• Work to do
Everything from the first line down to the line containing "import seaborn as sns" is to be retyped exactly, both ends included, with pictures left out.

• Stored records
------------------------------------------------------------

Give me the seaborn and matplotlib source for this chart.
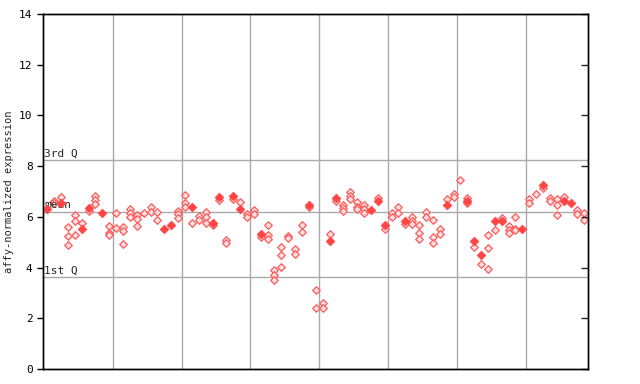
import numpy as np
import pandas as pd
import matplotlib
matplotlib.use("Agg")
import matplotlib.pyplot as plt
import seaborn as sns

# Expression values per sample column (open and solid diamonds)
open_pts = [
    [], [6.64, 6.55], [6.78], [5.59, 5.23, 4.88], [6.07, 5.84, 5.27],
    [5.76], [6.23], [6.82, 6.67, 6.51], [], [5.62, 5.35, 5.28],
    [6.14, 5.56], [5.59, 5.43, 4.92], [6.30, 6.14, 5.98], [6.07, 5.90, 5.62], [6.14],
    [6.38, 6.20], [6.20, 5.88], [], [], [6.23, 6.10, 5.94],
    [6.85, 6.56, 6.40], [5.74], [6.05, 5.88], [6.21, 5.98, 5.74], [5.66],
    [6.67], [5.09, 4.95], [6.69], [6.57], [6.12, 6.01],
    [6.26, 6.10], [5.19], [5.66, 5.28, 5.11], [3.90, 3.71, 3.51], [4.80, 4.48, 4.01],
    [5.24, 5.17], [4.72, 4.52], [5.66, 5.39], [6.38], [3.10, 2.39],
    [2.59, 2.39], [5.31], [6.64], [6.45, 6.33, 6.23], [6.99, 6.82, 6.70],
    [6.57, 6.38, 6.30], [6.47, 6.30, 6.14], [], [6.73], [5.53],
    [6.14, 6.01], [6.38, 6.14], [5.73], [5.98, 5.85, 5.73], [5.66, 5.35, 5.14],
    [6.21, 5.98], [5.86, 5.19, 4.95], [5.51, 5.31], [6.69], [6.90, 6.77],
    [7.45], [6.75, 6.53], [4.82], [4.13], [5.27, 4.76, 3.94],
    [5.47], [5.94], [5.62, 5.47, 5.35], [6.01, 5.54, 5.47], [],
    [6.69, 6.53], [6.92], [7.12], [6.73, 6.64], [6.69, 6.45, 6.06],
    [6.80], [], [6.26, 6.10], [6.14, 5.88],
]
solid_pts = {
    0: 6.31, 2: 6.55, 5: 5.52, 6: 6.36, 8: 6.15, 17: 5.54, 18: 5.68,
    21: 6.38, 24: 5.77, 25: 6.80, 27: 6.82, 28: 6.31, 31: 5.32, 38: 6.45,
    41: 5.06, 42: 6.73, 47: 6.26, 48: 6.64, 49: 5.68, 52: 5.85, 58: 6.48,
    61: 6.64, 62: 5.06, 63: 4.50, 65: 5.82, 66: 5.84, 69: 5.51, 72: 7.27,
    75: 6.64, 76: 6.53,
}

q1, mean, q3 = 3.62, 6.21, 8.23
group_edges = [9.5, 19.5, 29.5, 39.5, 49.5, 59.5, 69.5]

open_df = pd.DataFrame(
    [(i, v) for i, vals in enumerate(open_pts) for v in vals],
    columns=["sample", "expr"])
solid_df = pd.DataFrame(list(solid_pts.items()), columns=["sample", "expr"])

sns.set_style("white")
plt.rcParams["font.family"] = ["DejaVu Sans Mono", "DejaVu Sans"]

fig = plt.figure(figsize=(6.4, 3.84), dpi=100)
ax = fig.add_axes([43 / 640, 15 / 384, 545 / 640, 355 / 384])

for g in group_edges:
    ax.axvline(g, color="#aaaaaa", lw=1, zorder=1)
for q in (q1, mean, q3):
    ax.axhline(q, color="#aaaaaa", lw=1, zorder=1)

sns.scatterplot(data=open_df, x="sample", y="expr", ax=ax, marker="D", s=15,
                facecolor="#ffe0e0", edgecolor="#ff5a5a", linewidth=0.9, zorder=3)
sns.scatterplot(data=solid_df, x="sample", y="expr", ax=ax, marker="D", s=20,
                color="#ff4444", edgecolor="#ff4444", linewidth=0.5, zorder=4)

ax.text(-0.45, q3 + 0.05, "3rd Q", fontsize=8, va="bottom", ha="left")
ax.text(-0.45, mean + 0.05, "mean", fontsize=8, va="bottom", ha="left")
ax.text(-0.45, q1 + 0.05, "1st Q", fontsize=8, va="bottom", ha="left")

ax.set_xlim(-0.62, 78.53)
ax.set_ylim(0, 14)
ax.set_yticks(np.arange(0, 15, 2))
ax.set_xticks([])
ax.set_xlabel("")
ax.set_ylabel("affy-normalized expression", fontsize=7.5)
ax.tick_params(axis="y", direction="out", length=4, width=1, labelsize=8, colors="black")

rax = ax.twinx()
rax.set_ylim(0, 14)
rax.set_yticks(np.arange(0, 15, 2))
rax.set_yticklabels([])
rax.tick_params(axis="y", direction="in", length=5, width=1)

for a in (ax, rax):
    for sp in a.spines.values():
        sp.set_color("black")
        sp.set_linewidth(1)

fig.savefig("out.png", dpi=100)
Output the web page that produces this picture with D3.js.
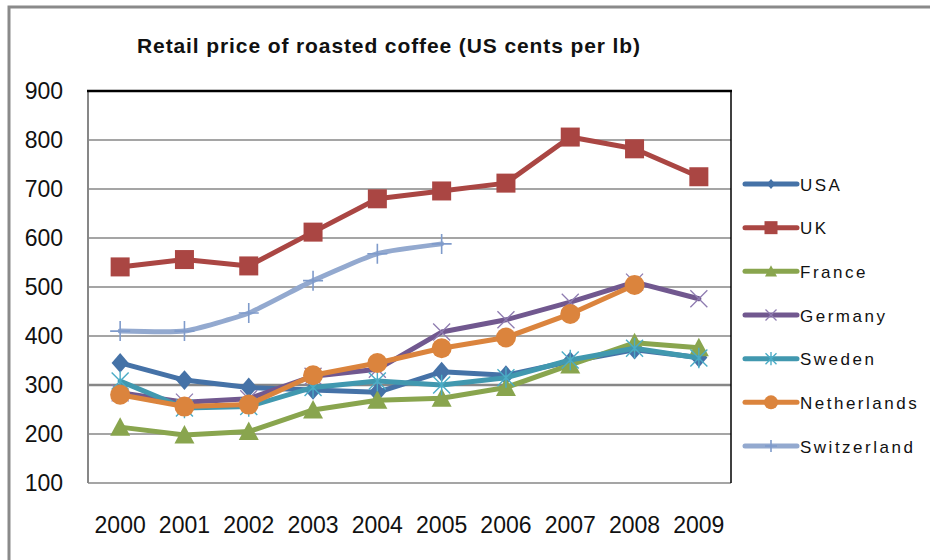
<!DOCTYPE html>
<html><head><meta charset="utf-8">
<script src="https://cdn.jsdelivr.net/npm/d3@7"></script>
<style>html,body{margin:0;padding:0;background:#fff;}svg{display:block;}</style>
</head><body><svg id="c" width="930" height="560"></svg>
<script>
const years = ["2000","2001","2002","2003","2004","2005","2006","2007","2008","2009"];
const yTicks = [100,200,300,400,500,600,700,800,900];
const title = "Retail price of roasted coffee (US cents per lb)";
const seriesNames = ["USA","UK","France","Germany","Sweden","Netherlands","Switzerland"];
const usa = [345,310,295,290,285,327,320,348,372,356];
const uk = [541,556,543,612,680,696,712,806,782,725];
const france = [214,198,205,249,269,273,295,341,386,376];
const germany = [284,265,272,318,332,408,433,469,510,476];
const sweden = [308,253,256,295,308,300,315,351,375,355];
const netherlands = [280,256,260,320,345,375,397,445,504,null];
const switzerland = [410,410,447,513,568,588,null,null,null,null];

const values = [usa,uk,france,germany,sweden,netherlands,switzerland];
const colors = ["#4572A7","#AA4643","#89A54E","#71588F","#4198AF","#DB843D","#93A9CF"];
const markerColors = ["#4572A7","#AA4643","#89A54E","#8E7BB0","#4BACC6","#DB843D","#7F9BCB"];
const markers = ["diamond","square","triangle","x","star","circle","plus"];

const svg = d3.select("#c");
const L = 88, R = 731, T = 91, B = 483;
const x = d3.scaleBand().domain(years).range([L, R]);
const cx = d => x(d) + x.bandwidth()/2;
const y = d3.scaleLinear().domain([100,900]).range([B, T]);

// outer frame
svg.append("path").attr("d","M9,565 L9,7 L935,7").attr("fill","none").attr("stroke","#8a8a8a").attr("stroke-width",3);

// gridlines
svg.append("g").selectAll("line").data(yTicks.filter(t => t>100 && t<900)).join("line")
  .attr("x1", L).attr("x2", R).attr("y1", d => y(d)).attr("y2", d => y(d))
  .attr("stroke", "#878787").attr("stroke-width", d => d===300 ? 2.5 : 1.6);
// plot borders
svg.append("line").attr("x1",L).attr("x2",L).attr("y1",T).attr("y2",B).attr("stroke","#878787").attr("stroke-width",2);
svg.append("line").attr("x1",L).attr("x2",R).attr("y1",B).attr("y2",B).attr("stroke","#878787").attr("stroke-width",1.6);
svg.append("line").attr("x1",L-1).attr("x2",R+1).attr("y1",T).attr("y2",T).attr("stroke","#000").attr("stroke-width",2.5);
svg.append("line").attr("x1",R).attr("x2",R).attr("y1",T).attr("y2",B).attr("stroke","#000").attr("stroke-width",1.5);

// axis labels
svg.append("g").selectAll("text").data(yTicks).join("text")
  .attr("x", 63).attr("y", d => y(d) + 8).attr("text-anchor","end")
  .attr("font-family","Liberation Sans, Arial, sans-serif").attr("font-size",23).attr("fill","#111")
  .text(d => d);
svg.append("g").selectAll("text").data(years).join("text")
  .attr("x", d => cx(d)).attr("y", 533).attr("text-anchor","middle")
  .attr("font-family","Liberation Sans, Arial, sans-serif").attr("font-size",23).attr("fill","#111")
  .text(d => d);

// title
svg.append("text").attr("x",137).attr("y",53)
  .attr("font-family","Liberation Sans, Arial, sans-serif").attr("font-weight","bold").attr("font-size",21)
  .attr("textLength",503).attr("lengthAdjust","spacing").attr("fill","#111").text(title);

function drawMarker(g, type, px, py, s, color) {
  const h = s/2;
  if (type === "diamond") {
    g.append("path").attr("d",`M${px},${py-h*1.1}L${px+h*0.95},${py}L${px},${py+h*1.1}L${px-h*0.95},${py}Z`).attr("fill",color);
  } else if (type === "square") {
    g.append("rect").attr("x",px-h).attr("y",py-h).attr("width",s).attr("height",s).attr("fill",color);
  } else if (type === "triangle") {
    g.append("path").attr("d",`M${px},${py-h}L${px+h},${py+h*0.85}L${px-h},${py+h*0.85}Z`).attr("fill",color);
  } else if (type === "circle") {
    g.append("circle").attr("cx",px).attr("cy",py).attr("r",h).attr("fill",color);
  } else if (type === "x") {
    g.append("path").attr("d",`M${px-h},${py-h}L${px+h},${py+h}M${px+h},${py-h}L${px-h},${py+h}`).attr("stroke",color).attr("stroke-width",1.3).attr("fill","none");
  } else if (type === "star") {
    g.append("path").attr("d",`M${px-h},${py-h}L${px+h},${py+h}M${px+h},${py-h}L${px-h},${py+h}M${px},${py-h*1.2}L${px},${py+h*1.2}`).attr("stroke",color).attr("stroke-width",1.4).attr("fill","none");
  } else if (type === "plus") {
    g.append("path").attr("d",`M${px-h},${py}L${px+h},${py}M${px},${py-h}L${px},${py+h}`).attr("stroke",color).attr("stroke-width",1.6).attr("fill","none");
  }
}
const markerSize = {diamond:18, square:19, triangle:20, circle:20, x:17, star:17, plus:20};
const legendMarkerSize = {diamond:9, square:13, triangle:12, circle:14, x:11, star:11, plus:12};

// series
values.forEach((vals, i) => {
  const g = svg.append("g");
  const data = years.map((yr, j) => ({yr, v: vals[j]}));
  const line = d3.line().defined(d => d.v != null).x(d => cx(d.yr)).y(d => y(d.v))
    .curve(i === 6 ? d3.curveCardinal.tension(0.5) : d3.curveLinear);
  g.append("path").attr("d", line(data)).attr("fill","none").attr("stroke",colors[i])
    .attr("stroke-width",5).attr("stroke-linejoin","round").attr("stroke-linecap","round");
  data.filter(d => d.v != null).forEach(d => drawMarker(g, markers[i], cx(d.yr), y(d.v), markerSize[markers[i]], markerColors[i]));
});

// legend
const legendY = d3.scaleLinear().domain([0, seriesNames.length-1]).range([184, 446]);
seriesNames.forEach((name, i) => {
  const g = svg.append("g");
  const ly = legendY(i);
  g.append("line").attr("x1",745).attr("x2",797).attr("y1",ly).attr("y2",ly).attr("stroke",colors[i]).attr("stroke-width",5).attr("stroke-linecap","round");
  drawMarker(g, markers[i], 771, ly, legendMarkerSize[markers[i]], markerColors[i]);
  g.append("text").attr("x",800).attr("y",ly+6.5)
    .attr("font-family","Liberation Sans, Arial, sans-serif").attr("font-size",17).attr("letter-spacing","2.5px").attr("fill","#111")
    .text(name);
});
</script></body></html>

------------------------------------------------------------

• Answer below
Give me the seaborn and matplotlib source for this chart.
import numpy as np
import pandas as pd
import matplotlib
matplotlib.use("Agg")
import matplotlib.pyplot as plt
import seaborn as sns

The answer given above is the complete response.